### RECORD EXCERPTS
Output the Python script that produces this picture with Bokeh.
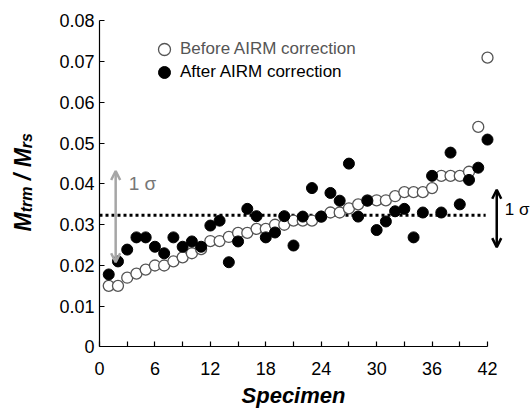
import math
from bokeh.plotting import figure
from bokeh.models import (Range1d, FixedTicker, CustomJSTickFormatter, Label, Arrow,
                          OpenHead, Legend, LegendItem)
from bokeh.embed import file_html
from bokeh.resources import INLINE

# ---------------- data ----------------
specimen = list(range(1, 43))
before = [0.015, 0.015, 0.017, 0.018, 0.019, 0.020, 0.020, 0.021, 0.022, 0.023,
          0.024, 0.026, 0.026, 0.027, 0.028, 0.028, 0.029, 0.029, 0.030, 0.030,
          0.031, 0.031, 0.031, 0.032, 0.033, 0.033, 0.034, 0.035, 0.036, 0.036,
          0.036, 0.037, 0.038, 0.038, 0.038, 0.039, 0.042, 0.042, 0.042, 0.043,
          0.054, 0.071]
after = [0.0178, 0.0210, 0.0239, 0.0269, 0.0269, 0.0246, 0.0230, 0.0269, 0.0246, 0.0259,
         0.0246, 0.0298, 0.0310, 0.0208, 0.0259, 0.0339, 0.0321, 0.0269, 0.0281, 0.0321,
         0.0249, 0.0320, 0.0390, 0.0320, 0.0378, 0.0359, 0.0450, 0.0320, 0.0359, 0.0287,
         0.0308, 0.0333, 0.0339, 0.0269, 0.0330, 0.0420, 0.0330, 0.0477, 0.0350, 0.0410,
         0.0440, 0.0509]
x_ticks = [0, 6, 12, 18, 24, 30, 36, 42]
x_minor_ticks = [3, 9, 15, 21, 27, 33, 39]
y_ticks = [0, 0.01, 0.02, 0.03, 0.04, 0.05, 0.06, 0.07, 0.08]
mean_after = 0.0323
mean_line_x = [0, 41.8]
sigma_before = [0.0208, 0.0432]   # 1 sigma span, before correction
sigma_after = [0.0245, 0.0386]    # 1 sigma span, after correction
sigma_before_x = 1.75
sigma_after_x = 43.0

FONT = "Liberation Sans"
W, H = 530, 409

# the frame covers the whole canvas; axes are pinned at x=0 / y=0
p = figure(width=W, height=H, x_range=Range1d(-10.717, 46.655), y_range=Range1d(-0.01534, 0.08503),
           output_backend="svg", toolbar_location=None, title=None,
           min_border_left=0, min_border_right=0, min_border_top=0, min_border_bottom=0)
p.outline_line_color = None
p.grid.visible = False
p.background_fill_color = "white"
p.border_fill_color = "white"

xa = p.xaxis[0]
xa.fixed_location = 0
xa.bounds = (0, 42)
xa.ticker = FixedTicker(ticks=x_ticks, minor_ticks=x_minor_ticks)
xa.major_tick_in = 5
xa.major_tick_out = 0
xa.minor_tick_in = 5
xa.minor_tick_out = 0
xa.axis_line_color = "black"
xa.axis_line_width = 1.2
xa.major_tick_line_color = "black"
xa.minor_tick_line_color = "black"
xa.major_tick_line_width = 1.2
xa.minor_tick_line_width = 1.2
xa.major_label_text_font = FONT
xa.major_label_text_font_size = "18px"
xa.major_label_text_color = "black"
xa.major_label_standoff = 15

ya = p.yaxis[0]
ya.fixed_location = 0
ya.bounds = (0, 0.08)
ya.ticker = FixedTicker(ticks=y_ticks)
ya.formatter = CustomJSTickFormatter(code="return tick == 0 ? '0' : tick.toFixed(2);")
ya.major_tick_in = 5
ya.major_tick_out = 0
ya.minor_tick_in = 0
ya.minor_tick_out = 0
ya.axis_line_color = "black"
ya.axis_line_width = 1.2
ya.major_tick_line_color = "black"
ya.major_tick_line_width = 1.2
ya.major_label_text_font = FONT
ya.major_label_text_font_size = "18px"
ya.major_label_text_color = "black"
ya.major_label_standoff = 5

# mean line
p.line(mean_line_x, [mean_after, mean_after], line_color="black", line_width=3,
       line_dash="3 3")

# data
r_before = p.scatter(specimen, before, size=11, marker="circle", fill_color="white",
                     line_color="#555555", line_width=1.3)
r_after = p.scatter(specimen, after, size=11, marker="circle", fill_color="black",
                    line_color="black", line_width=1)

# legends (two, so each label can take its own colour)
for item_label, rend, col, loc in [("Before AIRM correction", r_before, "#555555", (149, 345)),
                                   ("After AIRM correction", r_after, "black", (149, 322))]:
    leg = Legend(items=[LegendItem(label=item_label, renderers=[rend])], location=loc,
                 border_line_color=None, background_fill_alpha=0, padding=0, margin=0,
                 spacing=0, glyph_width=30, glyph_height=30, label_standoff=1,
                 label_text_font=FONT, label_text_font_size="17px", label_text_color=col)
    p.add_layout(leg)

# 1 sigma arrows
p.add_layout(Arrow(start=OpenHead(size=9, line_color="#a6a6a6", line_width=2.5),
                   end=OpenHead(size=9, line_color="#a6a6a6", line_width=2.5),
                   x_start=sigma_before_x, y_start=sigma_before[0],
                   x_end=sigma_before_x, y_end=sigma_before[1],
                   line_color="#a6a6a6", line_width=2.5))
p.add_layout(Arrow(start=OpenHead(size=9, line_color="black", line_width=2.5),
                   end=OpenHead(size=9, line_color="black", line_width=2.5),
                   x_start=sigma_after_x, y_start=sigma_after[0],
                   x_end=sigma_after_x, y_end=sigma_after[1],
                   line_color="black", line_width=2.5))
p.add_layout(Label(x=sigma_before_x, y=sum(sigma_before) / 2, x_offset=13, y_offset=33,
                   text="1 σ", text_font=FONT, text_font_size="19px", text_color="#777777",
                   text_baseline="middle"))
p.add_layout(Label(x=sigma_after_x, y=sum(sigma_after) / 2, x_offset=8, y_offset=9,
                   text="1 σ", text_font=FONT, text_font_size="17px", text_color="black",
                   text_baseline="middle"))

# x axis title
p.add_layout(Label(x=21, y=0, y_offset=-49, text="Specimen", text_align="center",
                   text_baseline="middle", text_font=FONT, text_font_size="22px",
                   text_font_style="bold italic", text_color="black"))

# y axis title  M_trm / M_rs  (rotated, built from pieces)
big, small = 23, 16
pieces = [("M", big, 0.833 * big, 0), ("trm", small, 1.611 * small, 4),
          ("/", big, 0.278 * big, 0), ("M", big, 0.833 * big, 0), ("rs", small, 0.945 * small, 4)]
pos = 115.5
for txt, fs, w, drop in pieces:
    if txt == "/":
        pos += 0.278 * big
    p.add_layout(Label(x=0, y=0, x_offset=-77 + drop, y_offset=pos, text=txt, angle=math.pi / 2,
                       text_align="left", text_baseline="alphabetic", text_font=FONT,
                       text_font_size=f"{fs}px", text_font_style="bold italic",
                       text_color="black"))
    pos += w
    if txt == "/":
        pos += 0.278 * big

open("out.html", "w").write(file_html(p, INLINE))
==
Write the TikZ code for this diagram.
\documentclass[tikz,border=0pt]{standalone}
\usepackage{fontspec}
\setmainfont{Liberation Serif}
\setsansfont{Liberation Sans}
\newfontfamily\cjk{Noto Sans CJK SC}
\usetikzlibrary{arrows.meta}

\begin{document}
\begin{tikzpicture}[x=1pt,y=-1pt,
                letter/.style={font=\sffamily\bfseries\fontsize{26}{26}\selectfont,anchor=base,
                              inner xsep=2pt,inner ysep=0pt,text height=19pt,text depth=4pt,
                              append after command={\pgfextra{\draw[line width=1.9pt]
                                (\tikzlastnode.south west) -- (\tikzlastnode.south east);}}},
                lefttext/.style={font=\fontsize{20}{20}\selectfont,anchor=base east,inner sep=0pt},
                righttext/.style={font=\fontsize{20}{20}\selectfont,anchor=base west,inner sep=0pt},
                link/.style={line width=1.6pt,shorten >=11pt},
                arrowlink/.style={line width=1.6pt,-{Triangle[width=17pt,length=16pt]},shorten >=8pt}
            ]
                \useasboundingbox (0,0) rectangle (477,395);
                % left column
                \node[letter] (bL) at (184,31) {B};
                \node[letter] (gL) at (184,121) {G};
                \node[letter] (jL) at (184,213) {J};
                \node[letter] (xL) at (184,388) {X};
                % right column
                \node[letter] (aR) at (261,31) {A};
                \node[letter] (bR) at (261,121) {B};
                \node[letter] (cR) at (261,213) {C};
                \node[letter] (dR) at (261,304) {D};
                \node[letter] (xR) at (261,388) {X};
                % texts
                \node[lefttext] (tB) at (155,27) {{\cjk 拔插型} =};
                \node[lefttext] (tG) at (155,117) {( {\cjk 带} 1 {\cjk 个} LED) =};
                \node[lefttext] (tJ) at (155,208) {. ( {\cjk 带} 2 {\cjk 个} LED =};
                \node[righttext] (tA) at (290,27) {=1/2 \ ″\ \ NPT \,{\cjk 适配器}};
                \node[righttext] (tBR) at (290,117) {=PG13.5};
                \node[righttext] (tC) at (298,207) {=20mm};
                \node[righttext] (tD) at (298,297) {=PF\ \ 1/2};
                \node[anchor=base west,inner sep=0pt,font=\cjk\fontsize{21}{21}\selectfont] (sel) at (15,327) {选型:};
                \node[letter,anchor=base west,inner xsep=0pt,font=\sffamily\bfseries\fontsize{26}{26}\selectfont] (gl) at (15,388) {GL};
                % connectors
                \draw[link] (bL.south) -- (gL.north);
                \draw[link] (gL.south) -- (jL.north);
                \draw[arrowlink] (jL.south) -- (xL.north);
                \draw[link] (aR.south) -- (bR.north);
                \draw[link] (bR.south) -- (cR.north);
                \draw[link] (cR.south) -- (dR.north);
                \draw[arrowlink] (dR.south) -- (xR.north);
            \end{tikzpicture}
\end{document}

### WHAT NEEDS TO BE DONE
Begin at the line containing "Output the Python", end at the line containing "from bokeh.resources import INLINE", and copy those lines word for word, both included. Skip pictures.

### THE COMPLETED TASK
Output the Python script that produces this picture with Bokeh.
import math
from bokeh.plotting import figure
from bokeh.models import (Range1d, FixedTicker, CustomJSTickFormatter, Label, Arrow,
                          OpenHead, Legend, LegendItem)
from bokeh.embed import file_html
from bokeh.resources import INLINE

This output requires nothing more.